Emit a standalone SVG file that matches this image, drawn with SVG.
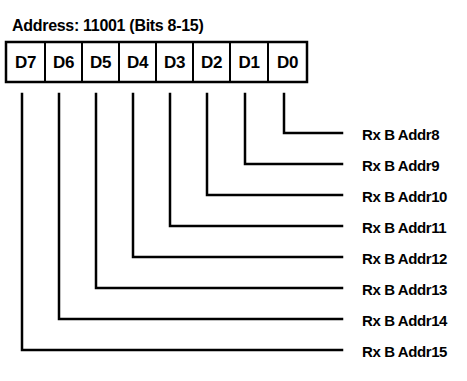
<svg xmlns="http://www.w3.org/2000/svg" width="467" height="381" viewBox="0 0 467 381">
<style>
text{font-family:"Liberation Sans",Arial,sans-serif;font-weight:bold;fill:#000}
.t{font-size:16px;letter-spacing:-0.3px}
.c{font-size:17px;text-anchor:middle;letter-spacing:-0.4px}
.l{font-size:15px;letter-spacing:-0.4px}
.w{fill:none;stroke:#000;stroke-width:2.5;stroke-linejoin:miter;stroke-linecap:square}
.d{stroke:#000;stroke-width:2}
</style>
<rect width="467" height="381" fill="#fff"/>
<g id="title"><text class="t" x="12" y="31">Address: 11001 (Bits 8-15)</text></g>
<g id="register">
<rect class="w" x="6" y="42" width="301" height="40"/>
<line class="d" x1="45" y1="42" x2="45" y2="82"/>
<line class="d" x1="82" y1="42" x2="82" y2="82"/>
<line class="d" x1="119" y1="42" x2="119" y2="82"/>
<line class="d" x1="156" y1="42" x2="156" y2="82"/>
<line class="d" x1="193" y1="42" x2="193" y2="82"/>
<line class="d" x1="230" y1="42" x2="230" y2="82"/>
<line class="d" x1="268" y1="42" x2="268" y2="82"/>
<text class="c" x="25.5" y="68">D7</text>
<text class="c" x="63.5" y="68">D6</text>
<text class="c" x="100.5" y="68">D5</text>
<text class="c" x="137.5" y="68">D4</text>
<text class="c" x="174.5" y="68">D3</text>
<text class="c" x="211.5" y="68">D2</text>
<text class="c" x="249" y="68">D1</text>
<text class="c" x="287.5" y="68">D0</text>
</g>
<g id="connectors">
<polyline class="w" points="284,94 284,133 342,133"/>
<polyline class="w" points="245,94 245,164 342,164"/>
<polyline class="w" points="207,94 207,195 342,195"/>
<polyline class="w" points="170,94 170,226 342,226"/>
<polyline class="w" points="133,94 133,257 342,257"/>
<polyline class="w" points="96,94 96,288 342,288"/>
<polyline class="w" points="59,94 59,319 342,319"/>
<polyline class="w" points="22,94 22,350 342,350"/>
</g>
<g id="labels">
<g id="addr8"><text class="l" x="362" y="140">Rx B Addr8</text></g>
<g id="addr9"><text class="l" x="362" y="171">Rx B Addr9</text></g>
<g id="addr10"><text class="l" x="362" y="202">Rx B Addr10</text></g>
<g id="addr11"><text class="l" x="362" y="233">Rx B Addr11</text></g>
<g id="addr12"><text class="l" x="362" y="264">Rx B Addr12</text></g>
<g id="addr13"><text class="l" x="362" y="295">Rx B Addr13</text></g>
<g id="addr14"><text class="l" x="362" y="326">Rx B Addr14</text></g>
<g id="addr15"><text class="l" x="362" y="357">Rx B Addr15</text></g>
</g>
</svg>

##############################

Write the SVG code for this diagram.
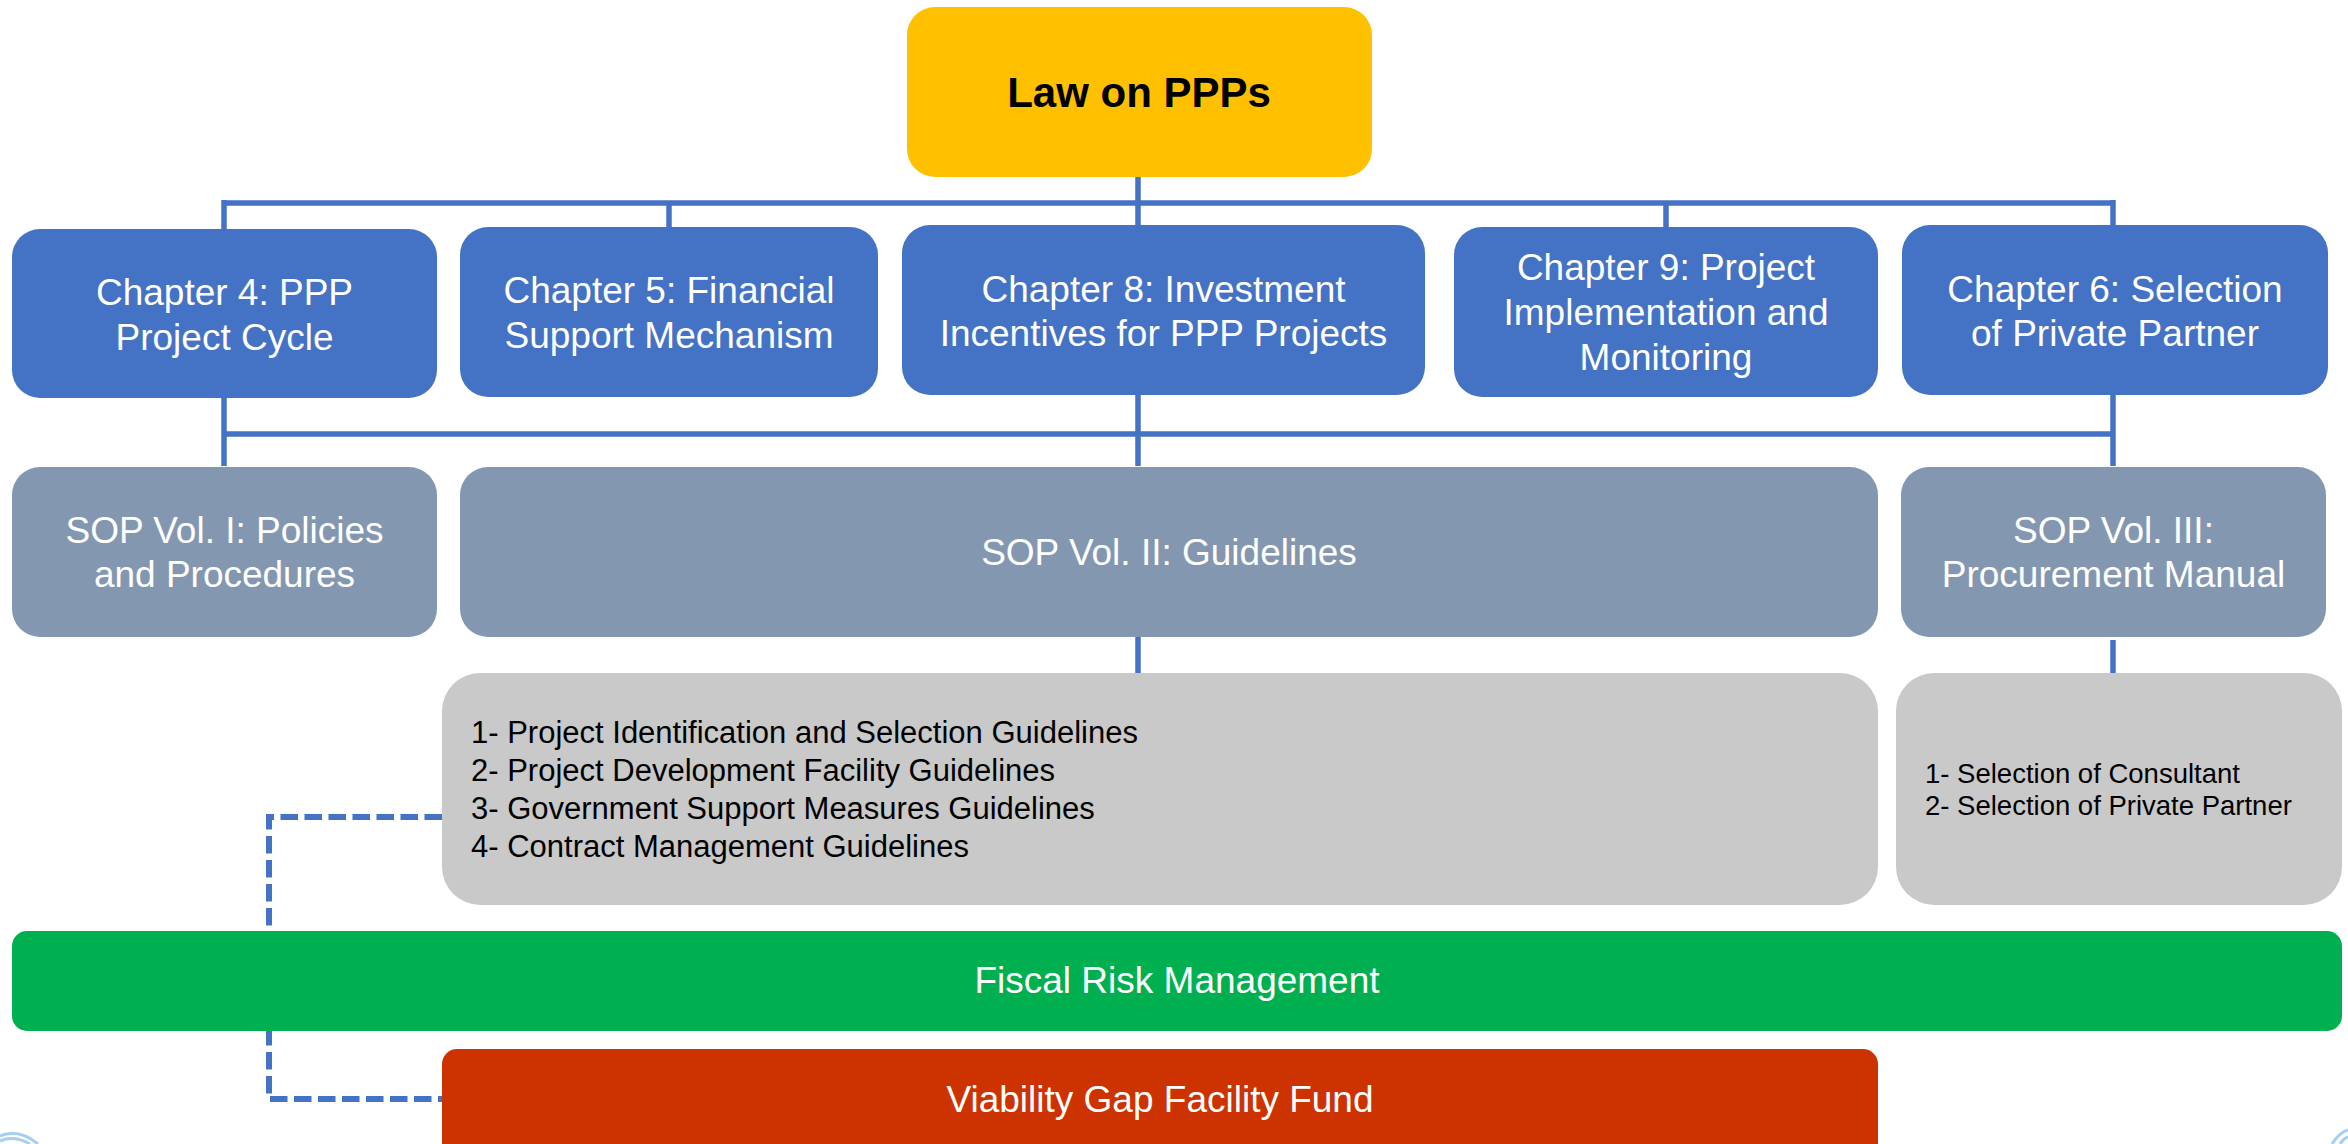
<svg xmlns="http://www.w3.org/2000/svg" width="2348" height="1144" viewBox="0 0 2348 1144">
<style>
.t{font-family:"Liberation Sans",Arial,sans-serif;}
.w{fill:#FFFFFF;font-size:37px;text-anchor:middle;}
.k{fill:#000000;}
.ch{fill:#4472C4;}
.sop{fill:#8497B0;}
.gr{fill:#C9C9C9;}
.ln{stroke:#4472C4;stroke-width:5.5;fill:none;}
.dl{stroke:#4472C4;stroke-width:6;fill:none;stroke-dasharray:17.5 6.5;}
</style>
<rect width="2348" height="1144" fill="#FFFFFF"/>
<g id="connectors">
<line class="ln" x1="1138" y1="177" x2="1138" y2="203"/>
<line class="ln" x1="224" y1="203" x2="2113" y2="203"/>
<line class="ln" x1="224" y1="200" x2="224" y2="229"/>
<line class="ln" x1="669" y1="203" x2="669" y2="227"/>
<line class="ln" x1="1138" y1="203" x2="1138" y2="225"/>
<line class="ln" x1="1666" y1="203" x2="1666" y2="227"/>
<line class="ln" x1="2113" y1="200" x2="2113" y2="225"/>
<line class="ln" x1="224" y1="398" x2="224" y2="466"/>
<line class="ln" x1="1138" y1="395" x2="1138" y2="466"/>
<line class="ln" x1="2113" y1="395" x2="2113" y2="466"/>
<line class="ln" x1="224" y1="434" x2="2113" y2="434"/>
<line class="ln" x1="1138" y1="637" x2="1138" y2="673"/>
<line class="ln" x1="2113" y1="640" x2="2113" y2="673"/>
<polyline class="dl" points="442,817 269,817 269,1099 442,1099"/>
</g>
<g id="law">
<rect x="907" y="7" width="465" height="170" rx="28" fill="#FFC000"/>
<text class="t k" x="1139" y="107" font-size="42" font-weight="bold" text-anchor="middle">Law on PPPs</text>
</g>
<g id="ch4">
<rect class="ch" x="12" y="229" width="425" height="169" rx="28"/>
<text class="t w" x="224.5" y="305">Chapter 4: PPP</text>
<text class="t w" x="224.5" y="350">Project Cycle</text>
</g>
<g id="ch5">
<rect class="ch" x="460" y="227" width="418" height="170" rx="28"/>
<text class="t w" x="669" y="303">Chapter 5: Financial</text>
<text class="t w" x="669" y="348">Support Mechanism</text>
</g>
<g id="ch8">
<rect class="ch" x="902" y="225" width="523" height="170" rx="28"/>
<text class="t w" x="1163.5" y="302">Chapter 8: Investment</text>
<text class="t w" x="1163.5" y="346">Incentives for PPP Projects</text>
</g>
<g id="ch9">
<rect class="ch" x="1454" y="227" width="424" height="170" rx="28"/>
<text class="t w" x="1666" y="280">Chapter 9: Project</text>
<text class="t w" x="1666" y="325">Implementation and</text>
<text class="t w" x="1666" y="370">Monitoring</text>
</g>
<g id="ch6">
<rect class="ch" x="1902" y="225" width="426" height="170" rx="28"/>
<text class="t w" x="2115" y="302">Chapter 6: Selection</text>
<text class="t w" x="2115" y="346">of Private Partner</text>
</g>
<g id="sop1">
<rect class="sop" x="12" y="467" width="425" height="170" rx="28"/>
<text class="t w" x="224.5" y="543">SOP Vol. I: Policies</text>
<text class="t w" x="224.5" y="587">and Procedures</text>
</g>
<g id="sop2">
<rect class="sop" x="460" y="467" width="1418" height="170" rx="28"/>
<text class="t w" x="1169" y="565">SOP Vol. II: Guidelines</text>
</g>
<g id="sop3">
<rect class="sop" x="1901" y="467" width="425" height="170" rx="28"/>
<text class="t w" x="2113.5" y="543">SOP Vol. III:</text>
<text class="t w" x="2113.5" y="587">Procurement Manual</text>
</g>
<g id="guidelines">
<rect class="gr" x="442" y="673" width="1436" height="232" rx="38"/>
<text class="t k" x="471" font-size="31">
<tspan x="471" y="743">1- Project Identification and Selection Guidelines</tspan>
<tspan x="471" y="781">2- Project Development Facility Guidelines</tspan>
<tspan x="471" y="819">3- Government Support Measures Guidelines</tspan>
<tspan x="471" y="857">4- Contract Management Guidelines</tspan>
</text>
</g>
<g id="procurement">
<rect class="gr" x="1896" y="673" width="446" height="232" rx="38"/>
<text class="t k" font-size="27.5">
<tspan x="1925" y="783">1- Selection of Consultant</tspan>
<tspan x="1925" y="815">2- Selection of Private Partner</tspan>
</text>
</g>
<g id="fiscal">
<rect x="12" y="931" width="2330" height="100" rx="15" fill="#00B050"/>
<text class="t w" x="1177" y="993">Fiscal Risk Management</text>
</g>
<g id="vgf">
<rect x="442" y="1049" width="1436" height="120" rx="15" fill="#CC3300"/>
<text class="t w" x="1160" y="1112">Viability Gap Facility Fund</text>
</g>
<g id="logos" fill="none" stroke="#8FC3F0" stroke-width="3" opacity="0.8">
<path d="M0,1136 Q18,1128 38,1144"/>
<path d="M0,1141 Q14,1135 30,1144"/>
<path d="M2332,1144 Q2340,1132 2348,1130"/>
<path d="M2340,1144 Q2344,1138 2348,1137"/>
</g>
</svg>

##############################

▸ Directive:
Isolate the lines above that contain the word "this" and copy them.

▸ The response:
Emit a standalone SVG file that matches this image, drawn with SVG.
Write the SVG code for this diagram.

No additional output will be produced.